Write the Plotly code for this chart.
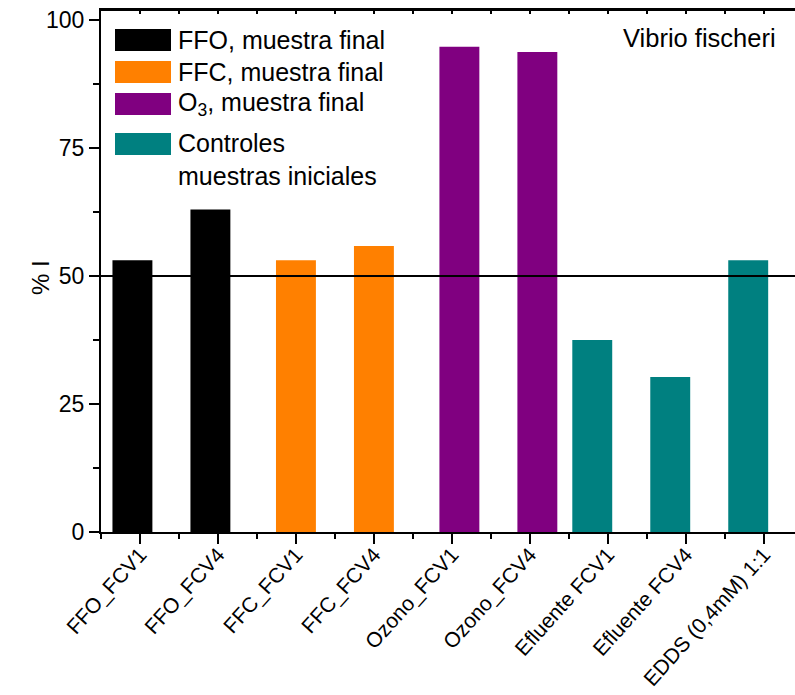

---

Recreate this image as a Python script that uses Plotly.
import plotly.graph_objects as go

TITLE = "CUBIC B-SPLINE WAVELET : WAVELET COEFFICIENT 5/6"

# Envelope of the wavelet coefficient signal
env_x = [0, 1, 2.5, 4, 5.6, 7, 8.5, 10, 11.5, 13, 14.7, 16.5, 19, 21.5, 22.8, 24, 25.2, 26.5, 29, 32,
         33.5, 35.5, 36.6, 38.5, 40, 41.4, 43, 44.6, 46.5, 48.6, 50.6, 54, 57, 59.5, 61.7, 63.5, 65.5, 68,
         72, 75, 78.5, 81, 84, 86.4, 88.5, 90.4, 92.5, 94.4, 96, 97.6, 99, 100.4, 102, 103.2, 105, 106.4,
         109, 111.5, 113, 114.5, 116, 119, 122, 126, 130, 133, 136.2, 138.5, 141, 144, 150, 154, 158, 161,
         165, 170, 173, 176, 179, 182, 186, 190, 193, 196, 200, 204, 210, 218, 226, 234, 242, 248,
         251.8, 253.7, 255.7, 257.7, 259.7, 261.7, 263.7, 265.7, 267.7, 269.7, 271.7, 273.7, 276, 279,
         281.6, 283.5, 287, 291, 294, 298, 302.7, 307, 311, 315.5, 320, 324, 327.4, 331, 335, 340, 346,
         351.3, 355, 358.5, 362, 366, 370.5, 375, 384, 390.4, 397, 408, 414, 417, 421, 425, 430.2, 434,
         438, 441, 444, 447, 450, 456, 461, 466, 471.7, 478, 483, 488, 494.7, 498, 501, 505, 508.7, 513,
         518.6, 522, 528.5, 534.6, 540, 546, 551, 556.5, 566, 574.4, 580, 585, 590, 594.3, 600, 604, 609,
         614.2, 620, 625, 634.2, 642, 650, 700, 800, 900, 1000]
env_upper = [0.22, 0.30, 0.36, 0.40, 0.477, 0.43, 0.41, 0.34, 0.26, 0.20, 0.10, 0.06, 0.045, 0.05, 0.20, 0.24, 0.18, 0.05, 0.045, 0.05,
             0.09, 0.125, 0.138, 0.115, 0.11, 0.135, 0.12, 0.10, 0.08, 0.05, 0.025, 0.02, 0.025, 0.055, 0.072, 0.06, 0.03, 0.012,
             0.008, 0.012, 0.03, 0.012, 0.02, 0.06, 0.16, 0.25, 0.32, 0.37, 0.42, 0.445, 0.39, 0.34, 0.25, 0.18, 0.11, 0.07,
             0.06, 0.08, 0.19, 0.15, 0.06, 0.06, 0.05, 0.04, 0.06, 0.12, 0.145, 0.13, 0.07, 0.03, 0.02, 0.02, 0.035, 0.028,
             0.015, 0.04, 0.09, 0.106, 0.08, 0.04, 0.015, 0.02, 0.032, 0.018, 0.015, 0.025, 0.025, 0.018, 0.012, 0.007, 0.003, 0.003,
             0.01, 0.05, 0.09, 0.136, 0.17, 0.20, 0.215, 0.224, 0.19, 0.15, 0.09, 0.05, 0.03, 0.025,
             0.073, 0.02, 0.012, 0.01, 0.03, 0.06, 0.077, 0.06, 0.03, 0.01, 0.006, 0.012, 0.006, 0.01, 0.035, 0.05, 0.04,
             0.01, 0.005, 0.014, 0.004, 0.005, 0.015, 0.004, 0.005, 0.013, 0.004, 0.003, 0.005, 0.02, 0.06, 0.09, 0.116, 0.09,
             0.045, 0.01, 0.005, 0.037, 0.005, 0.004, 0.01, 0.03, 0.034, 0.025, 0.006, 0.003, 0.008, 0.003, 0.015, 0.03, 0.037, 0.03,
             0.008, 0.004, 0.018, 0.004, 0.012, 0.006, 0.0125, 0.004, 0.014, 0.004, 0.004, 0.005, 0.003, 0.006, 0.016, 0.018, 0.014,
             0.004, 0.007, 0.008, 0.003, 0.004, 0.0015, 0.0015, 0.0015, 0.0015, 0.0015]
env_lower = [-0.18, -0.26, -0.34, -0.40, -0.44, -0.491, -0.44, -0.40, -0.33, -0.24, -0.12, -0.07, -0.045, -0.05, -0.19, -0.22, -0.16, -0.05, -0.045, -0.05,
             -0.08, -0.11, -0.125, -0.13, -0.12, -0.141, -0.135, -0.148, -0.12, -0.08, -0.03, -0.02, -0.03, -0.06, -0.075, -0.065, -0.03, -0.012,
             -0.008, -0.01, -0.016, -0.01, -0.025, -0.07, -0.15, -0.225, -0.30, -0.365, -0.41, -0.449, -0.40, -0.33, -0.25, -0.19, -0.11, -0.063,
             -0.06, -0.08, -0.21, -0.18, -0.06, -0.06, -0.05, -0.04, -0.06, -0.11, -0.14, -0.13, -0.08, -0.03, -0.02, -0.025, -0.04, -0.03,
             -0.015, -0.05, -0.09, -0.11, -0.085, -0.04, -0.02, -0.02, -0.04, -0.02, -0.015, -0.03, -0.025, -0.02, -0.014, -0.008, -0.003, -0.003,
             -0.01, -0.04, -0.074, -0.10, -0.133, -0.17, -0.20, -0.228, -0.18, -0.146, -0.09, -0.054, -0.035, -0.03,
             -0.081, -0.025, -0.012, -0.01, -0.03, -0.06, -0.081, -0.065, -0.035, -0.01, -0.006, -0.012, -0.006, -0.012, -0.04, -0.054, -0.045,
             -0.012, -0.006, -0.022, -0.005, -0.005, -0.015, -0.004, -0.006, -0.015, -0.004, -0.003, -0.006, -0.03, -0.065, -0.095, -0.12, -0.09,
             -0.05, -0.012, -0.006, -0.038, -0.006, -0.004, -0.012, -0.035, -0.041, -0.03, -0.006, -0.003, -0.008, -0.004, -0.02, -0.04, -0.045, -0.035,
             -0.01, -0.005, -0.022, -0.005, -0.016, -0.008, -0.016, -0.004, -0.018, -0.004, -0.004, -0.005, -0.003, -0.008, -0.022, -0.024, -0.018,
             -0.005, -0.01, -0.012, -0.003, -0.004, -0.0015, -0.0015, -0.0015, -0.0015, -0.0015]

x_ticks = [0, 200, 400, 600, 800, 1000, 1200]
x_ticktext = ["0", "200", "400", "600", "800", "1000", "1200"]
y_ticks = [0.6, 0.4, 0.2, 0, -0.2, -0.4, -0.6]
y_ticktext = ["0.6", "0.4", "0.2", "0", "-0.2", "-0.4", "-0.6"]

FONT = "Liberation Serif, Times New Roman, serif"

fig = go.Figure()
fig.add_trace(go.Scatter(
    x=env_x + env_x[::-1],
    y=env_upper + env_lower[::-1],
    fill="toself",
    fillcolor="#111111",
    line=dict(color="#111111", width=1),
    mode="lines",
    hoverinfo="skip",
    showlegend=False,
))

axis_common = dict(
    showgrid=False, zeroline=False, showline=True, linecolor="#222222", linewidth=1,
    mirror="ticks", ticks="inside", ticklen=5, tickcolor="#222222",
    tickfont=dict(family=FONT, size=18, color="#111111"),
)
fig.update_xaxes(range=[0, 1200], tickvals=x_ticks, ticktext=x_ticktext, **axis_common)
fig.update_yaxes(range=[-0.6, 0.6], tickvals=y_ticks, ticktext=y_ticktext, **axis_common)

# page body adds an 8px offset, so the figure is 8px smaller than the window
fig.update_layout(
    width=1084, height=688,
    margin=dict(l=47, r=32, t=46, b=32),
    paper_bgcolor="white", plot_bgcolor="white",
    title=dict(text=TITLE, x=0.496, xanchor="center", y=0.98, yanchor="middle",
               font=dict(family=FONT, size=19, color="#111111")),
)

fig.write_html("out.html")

* **GOAL OF THE EXERCISE**:
Write out only the lines that run from the line containing "Recreate this image" through the line containing "WAVELET : WAVELET", both included, exactly as they appear above.

* **TASK OUTPUT**:
Recreate this image as a Python script that uses Plotly.
import plotly.graph_objects as go

TITLE = "CUBIC B-SPLINE WAVELET : WAVELET COEFFICIENT 5/6"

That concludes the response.